-- Start Stored data --

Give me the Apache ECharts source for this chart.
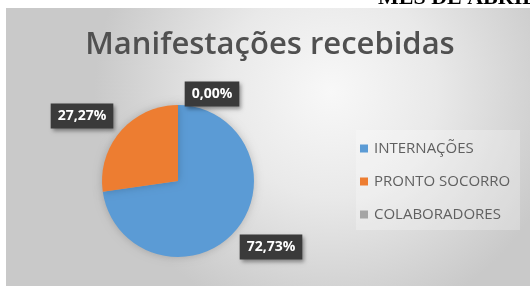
<!DOCTYPE html>
<html>
<head>
<meta charset="utf-8">
<script src="https://cdn.jsdelivr.net/npm/echarts@6/dist/echarts.min.js"></script>
<style>
  html, body { margin: 0; padding: 0; background: #fff; }
  #main { width: 530px; height: 287px; }
</style>
</head>
<body>
<div id="main"></div>
<script>
// dados do gráfico
const categorias = ['INTERNAÇÕES', 'PRONTO SOCORRO', 'COLABORADORES'];
const valores = [72.73, 27.27, 0];
const cores = ['#5B9BD5', '#ED7D31', '#A5A5A5'];
const titulo = 'Manifestações recebidas';

// posição das caixas de rótulo (centro), como no Excel
const posRotulos = [[271, 247], [82, 116], [212, 94]];

const chart = echarts.init(document.getElementById('main'));

const option = {
  animation: false,
  graphic: [
    {
      type: 'rect',
      z: -10,
      shape: { x: 6, y: 8, width: 524, height: 278 },
      style: {
        fill: new echarts.graphic.RadialGradient(0.62, 0.3, 0.85, [
          { offset: 0, color: '#f8f8f8' },
          { offset: 0.45, color: '#e9e9e9' },
          { offset: 1, color: '#c9c9c9' },
        ]),
      },
    },
    {
      // cabeçalho cortado no topo da página
      type: 'text',
      left: 378,
      top: -13,
      style: {
        text: 'MES DE ABRIL',
        font: 'bold 22px "Liberation Serif", serif',
        fill: '#000',
      },
    },
    {
      type: 'rect',
      z: -5,
      shape: { x: 356, y: 130, width: 164, height: 100 },
      style: { fill: 'rgba(255,255,255,0.25)' },
    },
  ],
  title: {
    text: titulo,
    left: 265,
    textAlign: 'center',
    top: 25,
    textStyle: {
      fontFamily: '"Open Sans", sans-serif',
      fontSize: 31,
      fontWeight: 600,
      color: '#505050',
    },
  },
  legend: {
    orient: 'vertical',
    left: 360,
    top: 140,
    padding: 0,
    itemWidth: 8,
    itemHeight: 8,
    itemGap: 16,
    itemStyle: { borderWidth: 0 },
    icon: 'rect',
    data: categorias,
    textStyle: {
      fontFamily: '"Open Sans", sans-serif',
      fontSize: 15,
      lineHeight: 17,
      color: '#606060',
      padding: [0, 0, 0, 1],
    },
  },
  series: [
    {
      type: 'pie',
      center: [178, 181],
      radius: 76,
      startAngle: 90,
      clockwise: true,
      stillShowZeroSum: true,
      minShowLabelAngle: 0,
      avoidLabelOverlap: false,
      itemStyle: {
        shadowBlur: 8,
        shadowColor: 'rgba(0,0,0,0.2)',
      },
      label: {
        show: true,
        position: 'outside',
        formatter: (p) => p.value.toFixed(2).replace('.', ',') + '%',
        backgroundColor: '#3a3a3a',
        color: '#fff',
        fontFamily: '"Open Sans", sans-serif',
        fontWeight: 'bold',
        fontSize: 14,
        padding: [6, 7, 5, 7],
        shadowBlur: 4,
        shadowOffsetX: 2,
        shadowOffsetY: 2,
        shadowColor: 'rgba(0,0,0,0.4)',
      },
      labelLine: { show: false },
      labelLayout: (params) => {
        const p = posRotulos[params.dataIndex];
        return { x: p[0], y: p[1], align: 'center', verticalAlign: 'middle' };
      },
      data: categorias.map((nome, i) => ({
        name: nome,
        value: valores[i],
        itemStyle: { color: cores[i] },
      })),
    },
  ],
};

chart.setOption(option);
</script>
</body>
</html>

-- End Stored data --

What is expected
Leave the pictures out and please restate exactly the lines running from the start of the material through the one with "const chart = echarts.init(document.getElementById('main'));".

Response to the task
Give me the Apache ECharts source for this chart.
<!DOCTYPE html>
<html>
<head>
<meta charset="utf-8">
<script src="https://cdn.jsdelivr.net/npm/echarts@6/dist/echarts.min.js"></script>
<style>
  html, body { margin: 0; padding: 0; background: #fff; }
  #main { width: 530px; height: 287px; }
</style>
</head>
<body>
<div id="main"></div>
<script>
// dados do gráfico
const categorias = ['INTERNAÇÕES', 'PRONTO SOCORRO', 'COLABORADORES'];
const valores = [72.73, 27.27, 0];
const cores = ['#5B9BD5', '#ED7D31', '#A5A5A5'];
const titulo = 'Manifestações recebidas';

// posição das caixas de rótulo (centro), como no Excel
const posRotulos = [[271, 247], [82, 116], [212, 94]];

const chart = echarts.init(document.getElementById('main'));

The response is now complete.